Berbeda dengan yang pertama, dorongan kedua berasal dari rasa kasihan atau empati. Di mana seseorang memilih untuk berbuat kebaikan karena dorongan hati atas apa yang ditangkap oleh indera yang dimiliki. Kant mencontohkan bagaimana seseorang yang melihat sesamanya dilanda musibah akan tergerak oleh hatinya untuk membantu. Hal ini berlaku pada kebanyakan kejadian yang bersifat insidentil. Sebab, sebagaimana yang diterangkan di dalam surah Ali Imron, hati manusia mudah berubah. Membuat dorongan kebaikan yang berasal dari hati, jarang yang bersifat konsisten. Maka, bila dorongan tersebut digunakan dalam berorganisasi, saya rasa kurang tepat. Sebab organisasi sifatnya periodik, menuntut keistikamahan dalam kurun waktu tertentu.

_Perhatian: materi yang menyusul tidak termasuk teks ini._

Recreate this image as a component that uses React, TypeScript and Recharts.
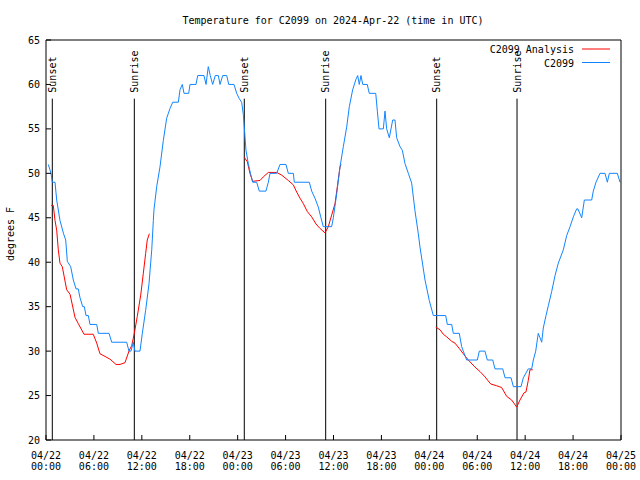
import { LineChart, Line, XAxis, YAxis, ReferenceLine } from 'recharts'

// observed station temperature (deg F), time in hours since 04/22 00:00 UTC
const stationHours = [
  0.29, 0.63, 0.79, 1.13, 1.34, 1.75, 2.2, 2.47, 2.67, 3.09, 3.42, 3.76, 4.04, 4.26, 4.6, 4.8,
  5.01, 5.3, 5.51, 6.35, 6.55, 7.89, 8.23, 10.1, 10.39, 10.64, 10.93, 11.14, 11.77, 12.06, 12.48,
  12.9, 13.24, 13.44, 13.52, 13.86, 14.27, 14.69, 15.11, 15.53, 15.87, 16.57, 16.78, 17.07, 17.28,
  17.87, 18.03, 18.78, 19.0, 19.78, 20.04, 20.32, 20.57, 20.87, 21.2, 21.58, 21.79, 22.13, 22.63,
  22.88, 23.54, 23.88, 24.2, 24.5, 24.71, 24.83, 25.04, 25.33, 25.6, 25.88, 26.38, 26.71, 27.54,
  27.84, 28.05, 28.89, 29.3, 30.05, 30.34, 30.97, 31.09, 32.97, 33.27, 33.68, 34.1, 34.4, 34.72,
  35.77, 35.98, 36.4, 36.81, 37.23, 37.65, 37.98, 38.4, 38.82, 39.03, 39.23, 39.44, 39.66, 40.23,
  40.48, 41.29, 41.49, 41.7, 42.24, 42.45, 42.66, 42.99, 43.41, 43.7, 43.91, 44.33, 44.62, 44.95,
  45.37, 45.79, 46.2, 46.62, 46.83, 47.46, 47.99, 48.5, 50.05, 50.25, 50.8, 51.0, 51.75, 52.05,
  52.25, 52.68, 54.01, 54.26, 54.97, 55.26, 55.94, 56.22, 57.19, 57.48, 58.23, 58.52, 59.48, 59.77,
  60.39, 60.82, 61.02, 61.32, 61.64, 61.86, 62.07, 62.27, 62.61, 62.9, 63.32, 63.74, 64.15, 64.78,
  65.2, 65.62, 66.03, 66.45, 66.6, 67.08, 67.41, 68.33, 68.53, 68.87, 69.37, 70.0, 70.29, 70.54,
  71.54, 71.88,
]
const stationTemps = [
  51, 50, 49, 49, 47, 44.7, 43.2, 42.5, 40.1, 39.5, 38, 37, 37, 36, 35, 35,
  34, 34, 33, 33, 32, 32, 31, 31, 30, 30, 31, 30, 30, 32, 34.6,
  37.6, 41.4, 44.7, 45.9, 48.5, 50.7, 53.7, 56.2, 57.3, 58, 58, 59.4, 60, 59,
  59, 60, 60, 61, 61, 60, 62, 61, 60, 61, 61, 60, 61, 61,
  60, 60, 59, 58.4, 58, 56.6, 55.2, 52.6, 51.1, 50, 49, 49, 48, 48,
  49, 50, 50, 51, 51, 50, 50, 49, 49, 48, 47.2, 46.2, 45.1, 44,
  44, 45, 47.7, 50.7, 53, 55.2, 57.5, 59.4, 60.6, 61, 60, 61, 60, 60,
  59, 59, 57, 55, 55, 57, 55, 54, 56, 56, 54, 53, 52.6, 51.1,
  50, 48.9, 45.8, 43.2, 41.7, 38, 35.7, 34, 34, 33, 33, 32, 32, 30.5,
  30, 29, 29, 30, 30, 29, 29, 28, 28, 27, 27, 26, 26, 27,
  28, 28, 29, 30, 32, 31.5, 31, 32.6, 34, 35.1, 36.7, 38.5, 39.9, 41.4,
  43, 44, 45.1, 46, 46, 45, 47, 47, 48, 49, 50, 50, 49, 50,
  50, 49,
]

// analysis temperature, only over the nights (null = gap)
const analysisHours = [
  0.63, 0.91, 1.13, 1.34, 1.54, 1.75, 2.04, 2.59, 3.01, 3.63, 4.04, 4.76, 5.92, 6.35, 6.76, 7.39,
  8.01, 8.77, 9.27, 9.89, 10.43, 10.73, 11.06, 11.43, 11.86, 12.18, 12.48, 12.68, 12.94,
  18,
  24.83, 25.21, 25.54, 25.88, 26.8, 27.21, 27.84, 28.89, 29.51, 30.34, 30.97, 31.39, 31.81, 32.22,
  32.72, 33.27, 33.81, 34.31, 34.94, 35.35, 35.77, 36.19, 36.48, 36.81, 36.94,
  42,
  48.8, 49.34, 49.75, 50.18, 50.8, 51.21, 51.75, 52.25, 52.88, 53.72, 54.35, 54.97, 55.69, 56.44,
  57.06, 57.69, 58.31, 58.94, 59.35, 59.85, 60.1, 60.39, 60.6, 60.94,
]
const analysisTemps = [
  46.4, 46.4, 44.7, 43.6, 41.4, 39.9, 39.5, 36.9, 36.4, 33.8, 33.1, 31.9, 31.9, 30.9, 29.7, 29.4,
  29.1, 28.5, 28.5, 28.7, 30.1, 30.6, 32, 33.9, 36.3, 38.7, 41, 42.5, 43.2,
  null,
  51.8, 51.3, 50, 49.1, 49.2, 49.6, 50.1, 50.1, 49.8, 49.2, 48.7, 47.9, 47.2, 46.6,
  45.7, 45.1, 44.3, 43.8, 43.3, 44, 45.3, 46.6, 48.5, 50.7, 51,
  null,
  32.7, 32.4, 31.9, 31.6, 31.1, 30.9, 30.3, 29.7, 29, 28.2, 27.7, 27.1, 26.3, 26.1,
  25.9, 24.9, 24.5, 23.7, 24.5, 25.3, 25.4, 26.7, 27.9, 27.9,
]

const sunHours = [0.79, 11.06, 24.83, 35.02, 48.92, 58.98]
const sunNames = ['Sunset', 'Sunrise', 'Sunset', 'Sunrise', 'Sunset', 'Sunrise']

const majorTicks = [0, 6, 12, 18, 24, 30, 36, 42, 48, 54, 60, 66, 72]
const minorTicks = [0, 2, 4, 6, 8, 10, 12, 14, 16, 18, 20, 22, 24, 26, 28, 30, 32, 34, 36, 38, 40, 42, 44, 46, 48, 50, 52, 54, 56, 58, 60, 62, 64, 66, 68, 70, 72]
const tickDates = ['04/22', '04/22', '04/22', '04/22', '04/23', '04/23', '04/23', '04/23', '04/24', '04/24', '04/24', '04/24', '04/25']
const tickTimes = ['00:00', '06:00', '12:00', '18:00', '00:00', '06:00', '12:00', '18:00', '00:00', '06:00', '12:00', '18:00', '00:00']
const yTicks = [20, 25, 30, 35, 40, 45, 50, 55, 60, 65]

const stationData = stationHours.map((t, i) => ({ t, v: stationTemps[i] }))
const analysisData = analysisHours.map((t, i) => ({ t, v: analysisTemps[i] }))

const FONT = 'DejaVu Sans Mono, monospace'
const RED = '#ff0000'
const BLUE = '#1085ff'
const THIN = 0.01

const XTick = (props: any) => {
  const { x, y, payload } = props
  const i = majorTicks.indexOf(payload.value)
  return (
    <text x={x} textAnchor="middle" fontFamily={FONT} fontSize={10} fill="#000">
      <tspan x={x} y={y + 18.5}>{tickDates[i]}</tspan>
      <tspan x={x} y={y + 30}>{tickTimes[i]}</tspan>
    </text>
  )
}

const sunLabel = (name: string) => (props: any) => {
  const vb = props.viewBox || {}
  const x = vb.x
  const y = vb.y - 6
  return (
    <text
      x={x}
      y={y}
      transform={`rotate(-90 ${x} ${y})`}
      textAnchor="start"
      dominantBaseline="central"
      fontFamily={FONT}
      fontSize={10}
      fill="#000"
    >
      {name}
    </text>
  )
}

export default function App() {
  return (
    <div style={{ position: 'absolute', left: 0, top: 0, width: 640, height: 480, background: '#fff' }}>
      <LineChart width={640} height={480} margin={{ top: 40 - 2 * THIN, right: 0, bottom: 0, left: 0 }}>
        <XAxis
          xAxisId="bm"
          dataKey="t"
          type="number"
          domain={[0, 72]}
          allowDataOverflow
          ticks={minorTicks}
          interval={0}
          height={THIN}
          tick={false}
          tickSize={-3}
          axisLine={false}
          tickLine={{ stroke: '#000' }}
        />
        <XAxis
          dataKey="t"
          type="number"
          domain={[0, 72]}
          allowDataOverflow
          ticks={majorTicks}
          interval={0}
          height={40 - THIN}
          tickSize={-5}
          tickMargin={5}
          tick={<XTick />}
          axisLine={{ stroke: '#000' }}
          tickLine={{ stroke: '#000' }}
        />
        <XAxis
          xAxisId="tm"
          orientation="top"
          dataKey="t"
          type="number"
          domain={[0, 72]}
          allowDataOverflow
          ticks={minorTicks}
          interval={0}
          height={THIN}
          tick={false}
          tickSize={-3}
          axisLine={false}
          tickLine={{ stroke: '#000' }}
        />
        <XAxis
          xAxisId="t"
          orientation="top"
          dataKey="t"
          type="number"
          domain={[0, 72]}
          allowDataOverflow
          ticks={majorTicks}
          interval={0}
          height={THIN}
          tick={false}
          tickSize={-5}
          axisLine={{ stroke: '#000' }}
          tickLine={{ stroke: '#000' }}
        />
        <YAxis
          type="number"
          domain={[20, 65]}
          allowDataOverflow
          ticks={yTicks}
          interval={0}
          width={46}
          tickSize={-5}
          tickMargin={11}
          tick={{ fill: '#000', fontSize: 10, fontFamily: FONT }}
          axisLine={{ stroke: '#000' }}
          tickLine={{ stroke: '#000' }}
        />
        <YAxis
          yAxisId="r"
          orientation="right"
          type="number"
          domain={[20, 65]}
          allowDataOverflow
          ticks={yTicks}
          interval={0}
          width={19}
          tickSize={-5}
          tick={false}
          axisLine={{ stroke: '#000' }}
          tickLine={{ stroke: '#000' }}
        />
        {sunHours.map((t, i) => (
          <ReferenceLine
            key={i}
            segment={[{ x: t, y: 20 }, { x: t, y: 58.4 }]}
            stroke="#000"
            strokeWidth={1}
            label={sunLabel(sunNames[i])}
          />
        ))}
        <Line
          data={analysisData}
          dataKey="v"
          type="linear"
          stroke={RED}
          strokeWidth={1}
          dot={false}
          isAnimationActive={false}
        />
        <Line
          data={stationData}
          dataKey="v"
          type="linear"
          stroke={BLUE}
          strokeWidth={1}
          dot={false}
          isAnimationActive={false}
        />
        <text x={333} y={24} textAnchor="middle" fontFamily={FONT} fontSize={10} fill="#000">
          Temperature for C2099 on 2024-Apr-22 (time in UTC)
        </text>
        <text
          x={10}
          y={234}
          transform="rotate(-90 10 234)"
          textAnchor="middle"
          dominantBaseline="central"
          fontFamily={FONT}
          fontSize={10}
          fill="#000"
        >
          degrees F
        </text>
        <text x={574} y={53} textAnchor="end" fontFamily={FONT} fontSize={10} fill="#000">C2099 Analysis</text>
        <line x1={582} x2={610} y1={49} y2={49} stroke={RED} />
        <text x={574} y={66.5} textAnchor="end" fontFamily={FONT} fontSize={10} fill="#000">C2099</text>
        <line x1={582} x2={610} y1={62.5} y2={62.5} stroke={BLUE} />
      </LineChart>
    </div>
  )
}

Dan yang terakhir adalah kebaikan yang didorong dari kewajiban melaksanakan suatu hal yang telah diwajibkan tanpa embel-embel mengharap untung. Dari konsep moral Kant, kebaikan yang semata didorong oleh kewajibanlah yang dapat dikatakan sebagai sebenar-benar moral. Dalam konteks ini, saya sebut sebagai dorongan ideal untuk mengemban amanah. Hal ini disebabkan oleh pandangan Kant yang menilai tindakan moral seseorang bukan pada hasil atau hasil yang dimaksud oleh pelaku. Tetapi pada pelaku yang kehendaknya ditentukan semata oleh kenyataan bahwa perbuatan itu adalah kewajibannya.
Kendati demikian, sifat dasar manusia yang senantiasa mencari imbalan untuk kebutuhan pribadi merupakan hal yang kontradiktif bila dibenturkan dengan dorongan yang ketiga. Sifat dasar itu yang mengharuskan seseorang murni melakukan kebajikan semata-mata atas dorongan melaksanakan kewajiban. Sebagaimana Dr. Hamdi Zaqzuq menjadikan cinta yang paling dasar adalah cinta terhadap diri sendiri, manusia senantiasa mengharapkan balasan untuk setiap perbuatannya.
Oleh karenanya, saya kira dorongan di atas perlu disertai dengan teori ikhlas milik Imam al-Gazali. Yang mana dalam berbuat, pelaku boleh memiliki tujuan. Akan tetapi tidak diperkenankan menentukan tujuan suatu perbuatan. Melainkan suatu perbuatanlah yang menentukan tujuan pelaku. Di sini, Imam al-Gazali mencontohkannya dengan seseorang yang beribadah. Pelaku ibadah tidak diperkenankan untuk menentukan tujuan perbuatannya. Melainkan ibadahlah yang menentukan tujuan pelaku ibadah. Yaitu semata untuk menyembah Tuhan. Bila ibadah digandengkan dengan tujuan pribadi, semisal agar kaya, agar populer atau agar memperoleh kesenangan yang tidak berkaitan dengan penyembahan kepada Tuhan, maka keikhlasan dapat dianggap cedera.
Nah, berangkat dari konsep Kant dan Imam al-Gazali, idealnya seorang organisator melaksanakan amanah yang ia emban dengan dorongan melakukan kewajiban yang berasal dari amanah tersebut. Dan hendaknya berorientasi kepada pencapaian tujuan yang telah digariskan. Dengan begitu, kecenderungan untuk merasa kecewa yang berujung pada tindakan amoral dan berdampak kepada distabilitas dinamika organisasi tersebut dapat kita hindari. Lantas dengan konsep ikhlas, organisator dapat fokus dalam mengemban amanahnya tanpa dicedarai oleh kepentingan pribadi.